* [What you will do]: Among the entries that follow, tally the lines with the string "would". Give no more than the number.

* [Task material]:

* * *

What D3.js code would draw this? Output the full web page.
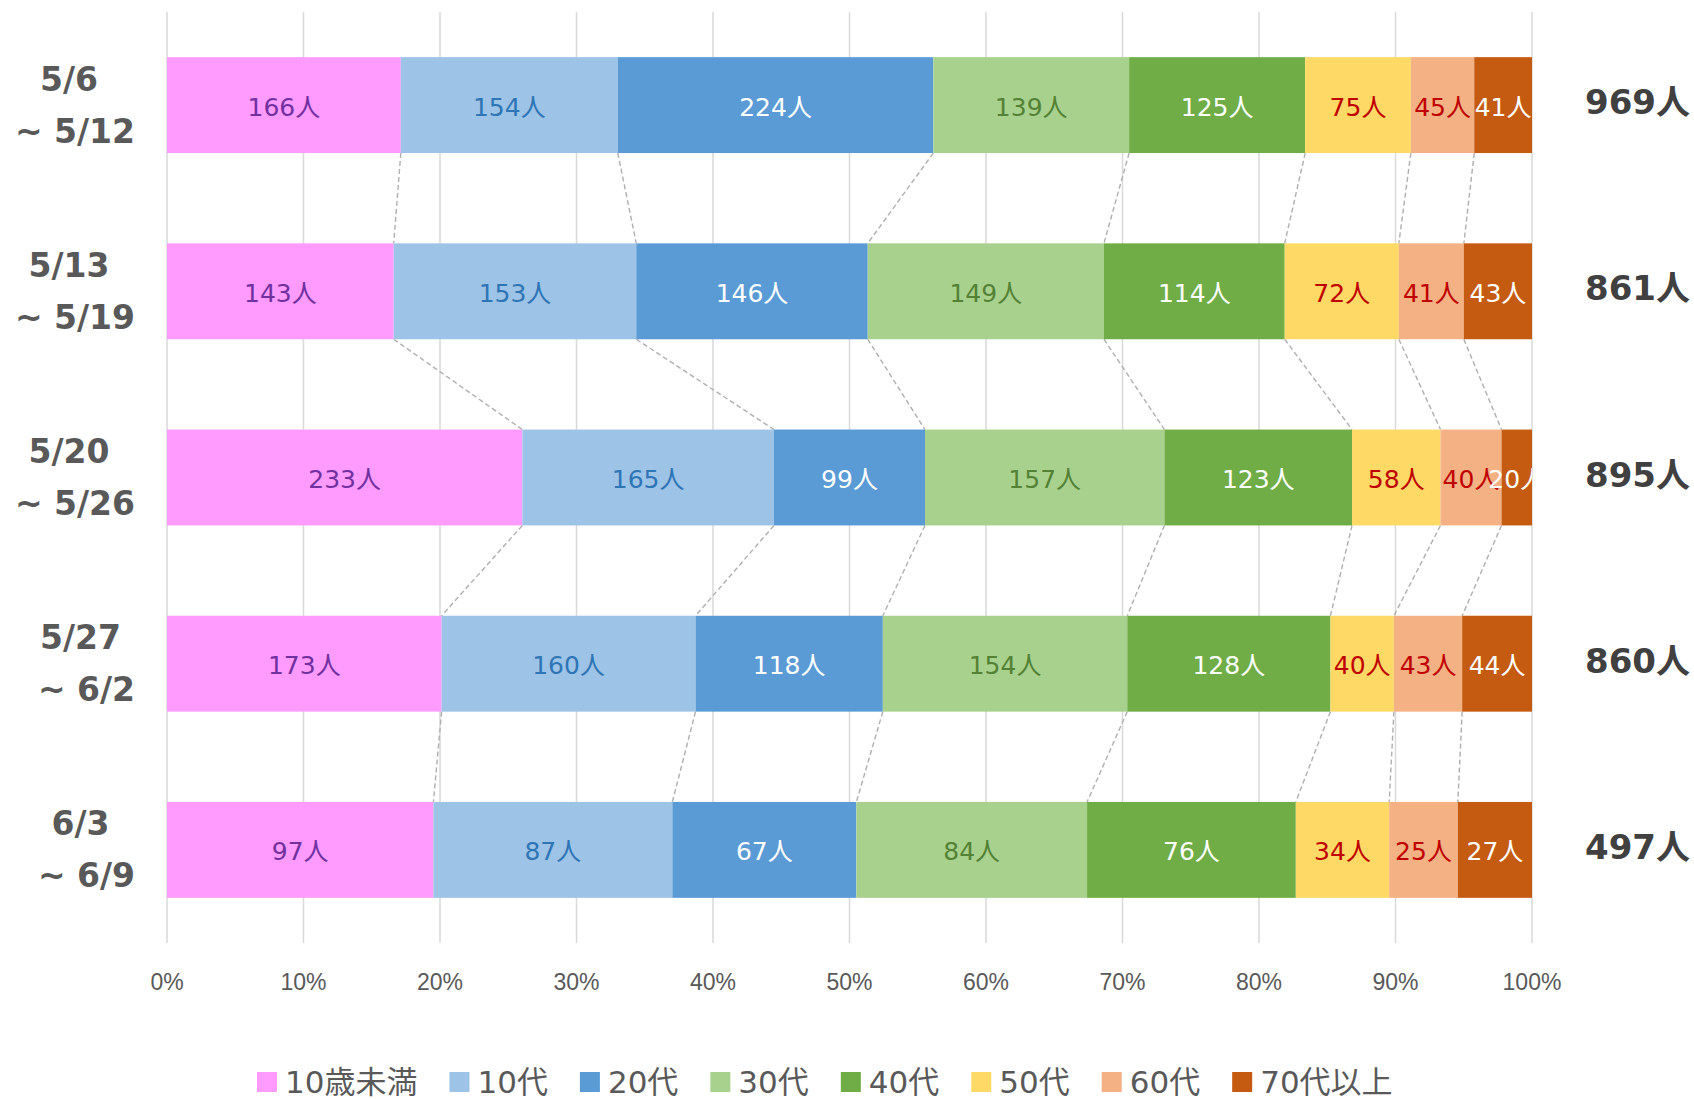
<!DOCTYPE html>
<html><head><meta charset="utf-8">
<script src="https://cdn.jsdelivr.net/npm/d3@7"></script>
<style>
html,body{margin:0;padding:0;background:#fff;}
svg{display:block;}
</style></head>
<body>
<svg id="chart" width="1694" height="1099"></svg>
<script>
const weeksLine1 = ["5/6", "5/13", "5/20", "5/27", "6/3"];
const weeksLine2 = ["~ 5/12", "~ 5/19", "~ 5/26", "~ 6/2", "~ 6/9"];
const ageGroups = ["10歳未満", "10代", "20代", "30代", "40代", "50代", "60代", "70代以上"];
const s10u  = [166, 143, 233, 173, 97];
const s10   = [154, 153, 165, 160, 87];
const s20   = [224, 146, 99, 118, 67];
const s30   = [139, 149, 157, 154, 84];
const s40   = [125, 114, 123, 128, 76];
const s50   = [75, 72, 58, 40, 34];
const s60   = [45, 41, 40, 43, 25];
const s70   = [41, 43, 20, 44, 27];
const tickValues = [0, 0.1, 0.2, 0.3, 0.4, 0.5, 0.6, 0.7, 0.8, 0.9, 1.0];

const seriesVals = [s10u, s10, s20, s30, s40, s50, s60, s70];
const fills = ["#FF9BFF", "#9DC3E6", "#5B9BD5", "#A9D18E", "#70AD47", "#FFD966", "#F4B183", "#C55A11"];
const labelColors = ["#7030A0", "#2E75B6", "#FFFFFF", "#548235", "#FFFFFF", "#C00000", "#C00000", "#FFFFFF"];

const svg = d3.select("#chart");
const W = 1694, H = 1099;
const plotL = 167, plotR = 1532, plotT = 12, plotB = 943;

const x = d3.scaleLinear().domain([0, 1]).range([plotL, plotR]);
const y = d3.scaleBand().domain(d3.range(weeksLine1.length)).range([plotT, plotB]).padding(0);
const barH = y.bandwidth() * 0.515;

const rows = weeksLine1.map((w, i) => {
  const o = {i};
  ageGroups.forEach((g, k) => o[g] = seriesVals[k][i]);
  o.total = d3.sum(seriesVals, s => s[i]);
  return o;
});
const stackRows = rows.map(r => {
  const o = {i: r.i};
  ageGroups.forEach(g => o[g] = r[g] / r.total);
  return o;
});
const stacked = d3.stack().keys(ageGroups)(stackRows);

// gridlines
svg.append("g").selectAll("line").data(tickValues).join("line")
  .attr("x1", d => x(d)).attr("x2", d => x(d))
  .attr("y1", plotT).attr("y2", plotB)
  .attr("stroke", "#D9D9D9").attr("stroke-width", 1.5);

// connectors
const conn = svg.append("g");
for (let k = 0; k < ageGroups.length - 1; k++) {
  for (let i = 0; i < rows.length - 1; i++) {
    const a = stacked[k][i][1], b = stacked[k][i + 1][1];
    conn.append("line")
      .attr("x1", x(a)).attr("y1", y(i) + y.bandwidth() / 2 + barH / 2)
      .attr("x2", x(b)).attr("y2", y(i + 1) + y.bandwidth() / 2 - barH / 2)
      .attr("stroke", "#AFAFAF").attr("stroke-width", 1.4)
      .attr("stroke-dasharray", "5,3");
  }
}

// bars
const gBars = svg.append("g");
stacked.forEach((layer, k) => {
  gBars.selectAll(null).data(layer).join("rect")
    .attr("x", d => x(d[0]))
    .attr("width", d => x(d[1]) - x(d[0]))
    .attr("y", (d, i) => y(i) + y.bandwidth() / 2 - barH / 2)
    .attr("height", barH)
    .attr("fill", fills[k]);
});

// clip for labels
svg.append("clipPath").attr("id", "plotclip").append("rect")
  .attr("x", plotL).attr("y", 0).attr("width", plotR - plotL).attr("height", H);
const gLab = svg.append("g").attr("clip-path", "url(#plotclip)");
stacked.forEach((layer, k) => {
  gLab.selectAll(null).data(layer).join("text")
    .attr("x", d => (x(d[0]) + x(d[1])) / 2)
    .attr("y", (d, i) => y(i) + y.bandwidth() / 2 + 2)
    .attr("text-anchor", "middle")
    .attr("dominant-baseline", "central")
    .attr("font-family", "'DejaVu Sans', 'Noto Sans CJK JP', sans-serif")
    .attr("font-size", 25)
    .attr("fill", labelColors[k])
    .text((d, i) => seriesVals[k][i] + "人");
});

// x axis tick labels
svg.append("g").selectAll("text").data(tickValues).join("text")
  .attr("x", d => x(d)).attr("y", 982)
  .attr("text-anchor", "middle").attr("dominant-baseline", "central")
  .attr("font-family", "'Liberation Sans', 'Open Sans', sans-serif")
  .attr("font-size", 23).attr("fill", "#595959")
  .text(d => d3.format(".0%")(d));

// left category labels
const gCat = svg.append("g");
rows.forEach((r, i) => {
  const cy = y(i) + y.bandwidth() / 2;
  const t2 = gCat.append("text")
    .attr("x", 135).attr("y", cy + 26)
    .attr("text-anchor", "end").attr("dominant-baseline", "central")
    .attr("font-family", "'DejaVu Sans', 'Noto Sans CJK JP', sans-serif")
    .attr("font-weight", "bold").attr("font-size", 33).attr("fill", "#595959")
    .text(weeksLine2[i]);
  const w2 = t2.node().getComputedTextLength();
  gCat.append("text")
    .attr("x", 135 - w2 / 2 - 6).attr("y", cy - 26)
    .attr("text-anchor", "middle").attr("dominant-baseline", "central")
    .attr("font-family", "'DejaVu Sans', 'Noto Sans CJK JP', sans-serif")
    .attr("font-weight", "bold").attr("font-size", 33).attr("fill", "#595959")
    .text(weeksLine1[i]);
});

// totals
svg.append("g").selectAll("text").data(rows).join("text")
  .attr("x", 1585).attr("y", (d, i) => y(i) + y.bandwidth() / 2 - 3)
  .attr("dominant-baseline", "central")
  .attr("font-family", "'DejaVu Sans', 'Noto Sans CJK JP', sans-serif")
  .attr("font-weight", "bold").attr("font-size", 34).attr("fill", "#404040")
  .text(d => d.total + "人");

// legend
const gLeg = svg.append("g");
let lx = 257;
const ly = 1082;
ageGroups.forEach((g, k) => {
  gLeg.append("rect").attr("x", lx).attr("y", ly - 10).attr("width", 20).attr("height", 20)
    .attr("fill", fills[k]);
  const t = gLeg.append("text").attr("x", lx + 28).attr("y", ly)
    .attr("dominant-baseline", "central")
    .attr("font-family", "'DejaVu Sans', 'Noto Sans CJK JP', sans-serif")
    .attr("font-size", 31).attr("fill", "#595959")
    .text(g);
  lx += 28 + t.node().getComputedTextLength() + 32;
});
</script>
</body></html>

* * *

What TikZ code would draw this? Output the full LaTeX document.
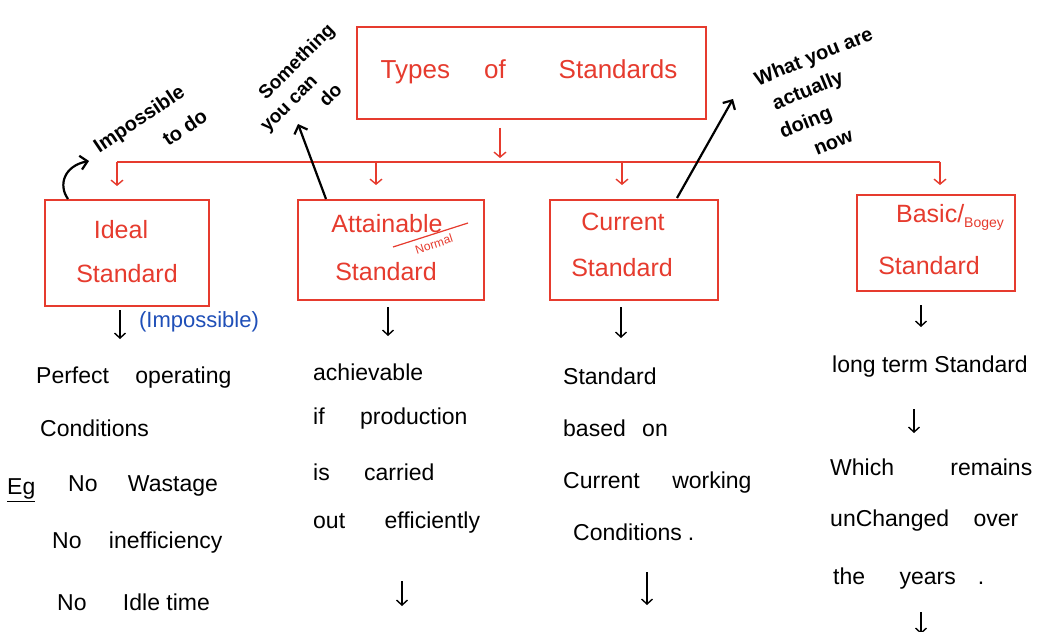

* * *

* [Final result]: 2